Record extracts =>
***
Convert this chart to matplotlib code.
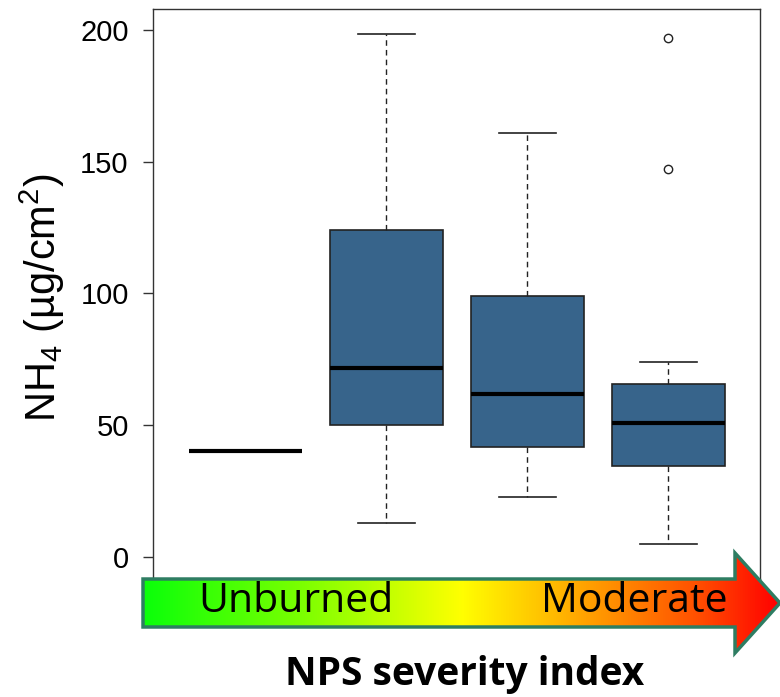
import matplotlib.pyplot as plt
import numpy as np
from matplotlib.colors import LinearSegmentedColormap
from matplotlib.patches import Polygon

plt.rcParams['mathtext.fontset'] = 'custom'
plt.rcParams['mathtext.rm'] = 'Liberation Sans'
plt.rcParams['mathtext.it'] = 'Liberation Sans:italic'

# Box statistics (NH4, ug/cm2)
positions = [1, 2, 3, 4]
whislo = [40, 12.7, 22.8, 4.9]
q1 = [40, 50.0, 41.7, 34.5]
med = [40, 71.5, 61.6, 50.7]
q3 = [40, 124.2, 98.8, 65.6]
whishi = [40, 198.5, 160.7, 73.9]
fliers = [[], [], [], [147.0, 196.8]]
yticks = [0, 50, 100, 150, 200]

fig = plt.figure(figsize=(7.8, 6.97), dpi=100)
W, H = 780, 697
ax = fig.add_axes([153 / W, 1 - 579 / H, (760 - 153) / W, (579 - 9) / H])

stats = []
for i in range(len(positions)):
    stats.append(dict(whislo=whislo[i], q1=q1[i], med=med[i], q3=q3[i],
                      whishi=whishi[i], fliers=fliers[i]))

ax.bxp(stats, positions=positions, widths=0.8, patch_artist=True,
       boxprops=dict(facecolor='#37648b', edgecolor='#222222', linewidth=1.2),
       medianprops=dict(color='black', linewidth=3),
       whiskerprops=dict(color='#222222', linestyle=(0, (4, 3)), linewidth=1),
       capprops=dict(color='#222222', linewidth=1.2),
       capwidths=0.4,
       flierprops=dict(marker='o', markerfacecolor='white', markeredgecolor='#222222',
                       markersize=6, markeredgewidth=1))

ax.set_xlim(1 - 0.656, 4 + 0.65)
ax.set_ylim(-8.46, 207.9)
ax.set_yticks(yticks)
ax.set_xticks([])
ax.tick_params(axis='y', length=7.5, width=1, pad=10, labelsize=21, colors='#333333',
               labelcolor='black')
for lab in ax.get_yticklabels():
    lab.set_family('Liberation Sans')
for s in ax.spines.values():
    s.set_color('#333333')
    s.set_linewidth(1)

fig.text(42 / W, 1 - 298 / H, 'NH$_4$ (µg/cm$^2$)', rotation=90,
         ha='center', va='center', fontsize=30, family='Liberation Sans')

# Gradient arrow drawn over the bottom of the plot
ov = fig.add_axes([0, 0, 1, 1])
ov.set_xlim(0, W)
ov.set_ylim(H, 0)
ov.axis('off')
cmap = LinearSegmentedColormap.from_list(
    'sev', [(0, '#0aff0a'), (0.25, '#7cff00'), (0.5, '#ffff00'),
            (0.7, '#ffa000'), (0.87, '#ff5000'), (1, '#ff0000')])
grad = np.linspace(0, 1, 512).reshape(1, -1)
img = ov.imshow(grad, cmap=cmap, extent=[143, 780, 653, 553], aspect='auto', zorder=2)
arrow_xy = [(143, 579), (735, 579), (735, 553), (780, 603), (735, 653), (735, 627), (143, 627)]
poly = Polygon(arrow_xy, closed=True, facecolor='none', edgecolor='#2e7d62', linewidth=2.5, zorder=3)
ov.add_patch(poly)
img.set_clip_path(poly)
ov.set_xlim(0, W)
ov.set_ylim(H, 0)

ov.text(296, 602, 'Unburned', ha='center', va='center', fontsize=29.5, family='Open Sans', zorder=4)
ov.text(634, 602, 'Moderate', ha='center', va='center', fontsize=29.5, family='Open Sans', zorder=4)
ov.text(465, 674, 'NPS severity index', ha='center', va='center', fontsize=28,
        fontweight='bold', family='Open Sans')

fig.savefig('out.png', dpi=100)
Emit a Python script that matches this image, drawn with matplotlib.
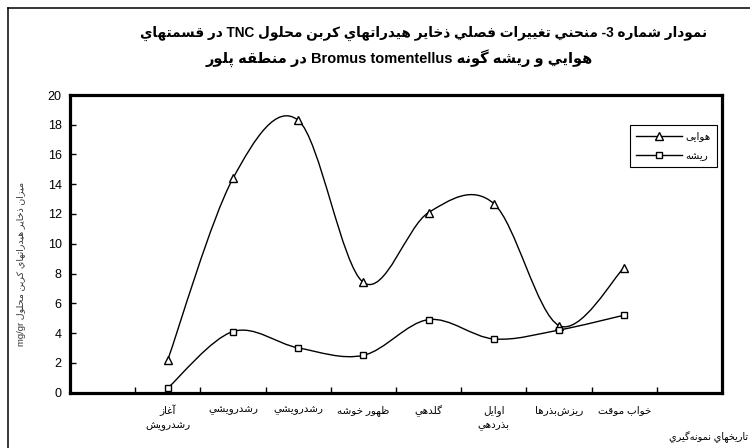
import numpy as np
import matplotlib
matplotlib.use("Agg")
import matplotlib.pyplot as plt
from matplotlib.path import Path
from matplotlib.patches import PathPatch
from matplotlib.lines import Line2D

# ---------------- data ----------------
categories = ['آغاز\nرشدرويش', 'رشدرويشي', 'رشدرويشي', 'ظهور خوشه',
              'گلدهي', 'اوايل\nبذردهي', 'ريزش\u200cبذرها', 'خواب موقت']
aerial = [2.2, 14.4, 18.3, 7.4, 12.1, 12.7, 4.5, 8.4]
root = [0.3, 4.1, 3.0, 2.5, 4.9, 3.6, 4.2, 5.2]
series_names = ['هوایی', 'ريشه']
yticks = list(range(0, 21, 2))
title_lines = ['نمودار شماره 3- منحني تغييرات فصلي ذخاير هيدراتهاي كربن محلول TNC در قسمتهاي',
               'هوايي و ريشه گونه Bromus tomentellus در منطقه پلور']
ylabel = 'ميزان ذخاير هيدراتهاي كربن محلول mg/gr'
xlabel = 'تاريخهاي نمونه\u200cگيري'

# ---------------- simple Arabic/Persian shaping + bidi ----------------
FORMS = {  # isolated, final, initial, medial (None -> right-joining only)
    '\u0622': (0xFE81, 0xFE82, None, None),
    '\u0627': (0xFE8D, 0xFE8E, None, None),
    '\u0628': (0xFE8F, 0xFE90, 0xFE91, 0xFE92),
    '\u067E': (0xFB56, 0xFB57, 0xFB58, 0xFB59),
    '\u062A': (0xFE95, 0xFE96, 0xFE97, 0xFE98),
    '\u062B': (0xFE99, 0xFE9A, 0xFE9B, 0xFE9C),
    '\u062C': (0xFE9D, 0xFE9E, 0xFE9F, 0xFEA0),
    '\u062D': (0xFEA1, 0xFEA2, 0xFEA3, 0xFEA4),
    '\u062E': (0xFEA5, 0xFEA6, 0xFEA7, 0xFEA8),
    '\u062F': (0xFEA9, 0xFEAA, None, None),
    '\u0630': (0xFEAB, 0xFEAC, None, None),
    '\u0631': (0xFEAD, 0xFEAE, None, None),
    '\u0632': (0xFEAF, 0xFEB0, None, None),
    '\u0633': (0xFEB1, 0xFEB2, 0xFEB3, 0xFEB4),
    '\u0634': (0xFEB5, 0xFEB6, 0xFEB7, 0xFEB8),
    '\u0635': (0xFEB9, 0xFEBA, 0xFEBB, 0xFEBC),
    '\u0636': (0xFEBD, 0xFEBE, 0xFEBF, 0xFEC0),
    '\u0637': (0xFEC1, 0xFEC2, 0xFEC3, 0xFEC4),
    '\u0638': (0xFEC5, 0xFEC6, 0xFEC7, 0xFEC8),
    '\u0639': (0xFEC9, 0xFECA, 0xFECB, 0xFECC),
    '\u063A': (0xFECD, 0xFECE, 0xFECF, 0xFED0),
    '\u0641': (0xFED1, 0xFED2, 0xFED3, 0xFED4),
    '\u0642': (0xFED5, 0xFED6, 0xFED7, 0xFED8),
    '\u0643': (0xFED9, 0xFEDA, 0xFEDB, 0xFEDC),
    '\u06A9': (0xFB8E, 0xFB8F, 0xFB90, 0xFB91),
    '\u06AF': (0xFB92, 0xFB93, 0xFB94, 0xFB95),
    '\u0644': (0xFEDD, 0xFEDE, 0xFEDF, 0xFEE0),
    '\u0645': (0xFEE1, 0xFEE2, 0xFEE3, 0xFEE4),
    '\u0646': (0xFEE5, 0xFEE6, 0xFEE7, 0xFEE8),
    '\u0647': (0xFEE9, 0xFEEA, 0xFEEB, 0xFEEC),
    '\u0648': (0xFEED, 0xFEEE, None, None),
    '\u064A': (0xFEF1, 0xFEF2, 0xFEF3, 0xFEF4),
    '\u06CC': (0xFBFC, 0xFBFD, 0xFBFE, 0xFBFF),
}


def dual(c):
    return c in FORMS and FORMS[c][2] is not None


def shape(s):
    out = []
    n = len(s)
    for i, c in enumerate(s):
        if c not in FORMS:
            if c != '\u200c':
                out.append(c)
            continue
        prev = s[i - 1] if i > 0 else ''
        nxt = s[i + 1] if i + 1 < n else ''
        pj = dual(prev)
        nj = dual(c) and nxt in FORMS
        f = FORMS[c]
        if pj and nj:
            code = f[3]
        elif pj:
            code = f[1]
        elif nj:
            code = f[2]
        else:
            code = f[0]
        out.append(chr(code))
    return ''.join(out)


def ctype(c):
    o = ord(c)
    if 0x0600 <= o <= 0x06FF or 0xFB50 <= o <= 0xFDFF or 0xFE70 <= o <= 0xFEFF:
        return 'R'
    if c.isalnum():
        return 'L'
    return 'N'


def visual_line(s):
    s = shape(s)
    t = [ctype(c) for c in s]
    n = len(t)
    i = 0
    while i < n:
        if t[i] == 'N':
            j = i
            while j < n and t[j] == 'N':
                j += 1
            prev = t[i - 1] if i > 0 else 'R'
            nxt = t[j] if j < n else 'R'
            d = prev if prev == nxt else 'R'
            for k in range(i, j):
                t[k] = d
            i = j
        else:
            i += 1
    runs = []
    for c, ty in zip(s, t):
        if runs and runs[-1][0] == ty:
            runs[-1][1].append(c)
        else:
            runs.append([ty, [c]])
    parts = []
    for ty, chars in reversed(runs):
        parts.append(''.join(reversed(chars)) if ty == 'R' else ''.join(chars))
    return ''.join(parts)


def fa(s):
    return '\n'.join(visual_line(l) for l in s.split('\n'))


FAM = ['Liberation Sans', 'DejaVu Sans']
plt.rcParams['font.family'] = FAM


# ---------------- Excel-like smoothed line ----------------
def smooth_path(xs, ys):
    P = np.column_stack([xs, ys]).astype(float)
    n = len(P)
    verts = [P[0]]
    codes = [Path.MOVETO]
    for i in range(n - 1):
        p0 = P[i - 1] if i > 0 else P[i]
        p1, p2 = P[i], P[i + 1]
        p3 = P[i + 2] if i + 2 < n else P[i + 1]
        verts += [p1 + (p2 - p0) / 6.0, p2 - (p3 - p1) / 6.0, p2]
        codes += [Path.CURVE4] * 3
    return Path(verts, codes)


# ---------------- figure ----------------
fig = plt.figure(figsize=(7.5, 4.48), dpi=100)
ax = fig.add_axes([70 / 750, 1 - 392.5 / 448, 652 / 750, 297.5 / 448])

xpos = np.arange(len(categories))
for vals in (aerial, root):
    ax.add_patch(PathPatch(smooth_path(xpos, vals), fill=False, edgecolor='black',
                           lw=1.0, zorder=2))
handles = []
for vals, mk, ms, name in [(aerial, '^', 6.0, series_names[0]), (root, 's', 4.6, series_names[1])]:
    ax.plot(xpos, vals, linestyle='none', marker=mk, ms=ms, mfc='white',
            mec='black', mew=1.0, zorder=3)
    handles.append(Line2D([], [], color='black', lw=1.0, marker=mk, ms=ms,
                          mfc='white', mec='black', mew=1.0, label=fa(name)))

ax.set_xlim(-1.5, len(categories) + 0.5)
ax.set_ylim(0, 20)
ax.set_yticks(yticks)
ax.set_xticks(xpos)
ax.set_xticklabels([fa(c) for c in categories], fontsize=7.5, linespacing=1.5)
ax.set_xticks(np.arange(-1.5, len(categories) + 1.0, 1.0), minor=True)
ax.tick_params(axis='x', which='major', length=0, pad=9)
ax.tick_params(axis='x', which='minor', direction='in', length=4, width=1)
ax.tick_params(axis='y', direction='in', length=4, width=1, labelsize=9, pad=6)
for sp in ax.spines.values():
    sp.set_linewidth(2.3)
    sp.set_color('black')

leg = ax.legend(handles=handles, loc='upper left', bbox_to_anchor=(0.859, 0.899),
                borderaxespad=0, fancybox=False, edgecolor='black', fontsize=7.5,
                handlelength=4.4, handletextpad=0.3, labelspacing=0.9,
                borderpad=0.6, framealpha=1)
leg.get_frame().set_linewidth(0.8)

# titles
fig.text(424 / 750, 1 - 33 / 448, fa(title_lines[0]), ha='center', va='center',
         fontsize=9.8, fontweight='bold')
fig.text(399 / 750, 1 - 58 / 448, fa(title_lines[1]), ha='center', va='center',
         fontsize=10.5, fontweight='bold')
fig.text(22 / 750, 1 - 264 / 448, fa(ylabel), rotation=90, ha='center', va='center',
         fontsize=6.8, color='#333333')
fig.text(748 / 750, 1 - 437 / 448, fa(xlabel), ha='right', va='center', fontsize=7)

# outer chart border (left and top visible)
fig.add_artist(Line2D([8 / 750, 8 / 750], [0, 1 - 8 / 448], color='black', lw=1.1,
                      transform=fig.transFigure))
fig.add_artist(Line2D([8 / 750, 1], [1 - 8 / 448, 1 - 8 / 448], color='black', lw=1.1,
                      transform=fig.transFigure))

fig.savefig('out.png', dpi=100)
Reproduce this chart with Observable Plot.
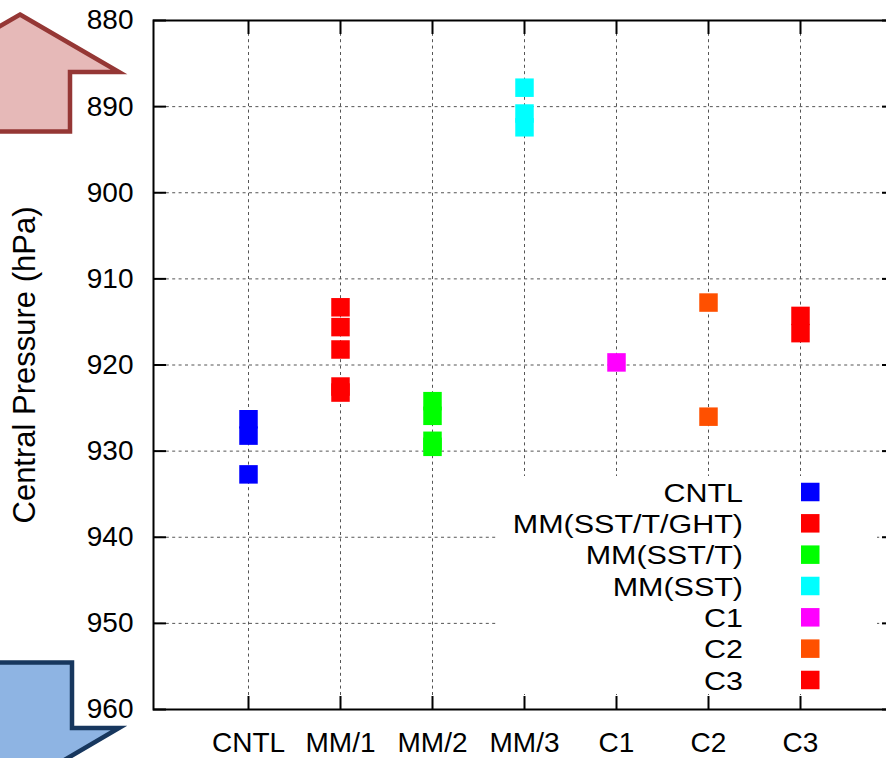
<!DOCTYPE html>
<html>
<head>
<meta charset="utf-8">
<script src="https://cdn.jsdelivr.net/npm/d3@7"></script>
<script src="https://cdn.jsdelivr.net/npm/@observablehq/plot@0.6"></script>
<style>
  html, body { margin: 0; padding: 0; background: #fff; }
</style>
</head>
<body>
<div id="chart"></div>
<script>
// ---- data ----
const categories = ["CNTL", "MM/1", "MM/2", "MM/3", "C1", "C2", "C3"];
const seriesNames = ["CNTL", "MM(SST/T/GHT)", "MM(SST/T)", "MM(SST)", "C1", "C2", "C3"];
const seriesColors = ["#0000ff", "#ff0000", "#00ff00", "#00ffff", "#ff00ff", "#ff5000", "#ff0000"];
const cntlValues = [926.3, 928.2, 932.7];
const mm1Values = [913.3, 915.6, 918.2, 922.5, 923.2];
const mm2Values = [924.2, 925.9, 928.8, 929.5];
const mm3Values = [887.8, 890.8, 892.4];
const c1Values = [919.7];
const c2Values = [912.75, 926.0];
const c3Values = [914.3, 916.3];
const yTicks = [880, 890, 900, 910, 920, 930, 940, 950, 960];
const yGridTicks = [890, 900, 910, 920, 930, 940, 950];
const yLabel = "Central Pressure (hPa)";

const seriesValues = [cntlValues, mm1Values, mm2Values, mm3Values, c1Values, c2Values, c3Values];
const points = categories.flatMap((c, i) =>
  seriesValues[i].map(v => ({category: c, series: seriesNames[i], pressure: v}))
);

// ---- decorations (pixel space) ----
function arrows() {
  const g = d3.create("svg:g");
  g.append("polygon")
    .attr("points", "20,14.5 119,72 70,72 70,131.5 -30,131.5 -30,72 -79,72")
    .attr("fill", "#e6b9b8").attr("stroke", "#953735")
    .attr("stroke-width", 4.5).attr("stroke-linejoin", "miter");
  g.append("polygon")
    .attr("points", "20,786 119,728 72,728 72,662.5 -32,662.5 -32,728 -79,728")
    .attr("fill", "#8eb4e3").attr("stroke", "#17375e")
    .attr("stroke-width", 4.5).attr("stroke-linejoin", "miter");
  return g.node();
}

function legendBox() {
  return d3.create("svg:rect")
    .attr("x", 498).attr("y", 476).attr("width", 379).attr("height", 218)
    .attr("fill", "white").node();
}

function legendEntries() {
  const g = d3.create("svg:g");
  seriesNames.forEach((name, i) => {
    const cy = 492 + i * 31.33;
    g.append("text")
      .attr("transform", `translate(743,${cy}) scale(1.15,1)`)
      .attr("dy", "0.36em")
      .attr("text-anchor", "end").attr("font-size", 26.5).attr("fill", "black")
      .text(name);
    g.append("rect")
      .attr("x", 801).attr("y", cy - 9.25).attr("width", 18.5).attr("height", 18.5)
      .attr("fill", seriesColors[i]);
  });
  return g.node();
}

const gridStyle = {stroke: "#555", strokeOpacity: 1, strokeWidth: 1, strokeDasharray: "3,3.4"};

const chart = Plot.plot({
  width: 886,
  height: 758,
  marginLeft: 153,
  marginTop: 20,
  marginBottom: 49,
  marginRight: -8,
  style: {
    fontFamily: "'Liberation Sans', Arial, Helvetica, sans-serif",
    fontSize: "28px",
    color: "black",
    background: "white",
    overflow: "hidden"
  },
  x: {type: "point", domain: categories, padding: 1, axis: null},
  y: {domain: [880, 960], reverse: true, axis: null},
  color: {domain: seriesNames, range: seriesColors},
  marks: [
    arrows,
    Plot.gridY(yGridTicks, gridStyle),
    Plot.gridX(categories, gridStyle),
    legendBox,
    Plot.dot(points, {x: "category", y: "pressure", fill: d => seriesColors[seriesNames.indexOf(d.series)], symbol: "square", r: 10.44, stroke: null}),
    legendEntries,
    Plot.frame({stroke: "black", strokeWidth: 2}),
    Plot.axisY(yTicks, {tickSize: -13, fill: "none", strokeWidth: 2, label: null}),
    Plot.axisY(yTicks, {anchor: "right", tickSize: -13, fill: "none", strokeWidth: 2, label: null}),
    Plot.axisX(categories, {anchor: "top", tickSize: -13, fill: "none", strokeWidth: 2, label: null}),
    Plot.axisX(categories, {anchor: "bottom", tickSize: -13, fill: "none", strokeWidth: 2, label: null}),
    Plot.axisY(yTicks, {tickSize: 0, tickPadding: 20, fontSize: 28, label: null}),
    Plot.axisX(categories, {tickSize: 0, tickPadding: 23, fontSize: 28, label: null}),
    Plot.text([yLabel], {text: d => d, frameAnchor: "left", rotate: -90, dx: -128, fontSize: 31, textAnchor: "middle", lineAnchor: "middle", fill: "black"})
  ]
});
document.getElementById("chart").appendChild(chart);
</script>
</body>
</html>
***
What this task involves => Copy nothing past the line containing "plt.rcParams['mathtext.it'] = 'Liberation": reproduce every line from the start of the records up to it, skipping pictures.

Task result =>
Convert this chart to matplotlib code.
import matplotlib.pyplot as plt
import numpy as np
from matplotlib.colors import LinearSegmentedColormap
from matplotlib.patches import Polygon

plt.rcParams['mathtext.fontset'] = 'custom'
plt.rcParams['mathtext.rm'] = 'Liberation Sans'
plt.rcParams['mathtext.it'] = 'Liberation Sans:italic'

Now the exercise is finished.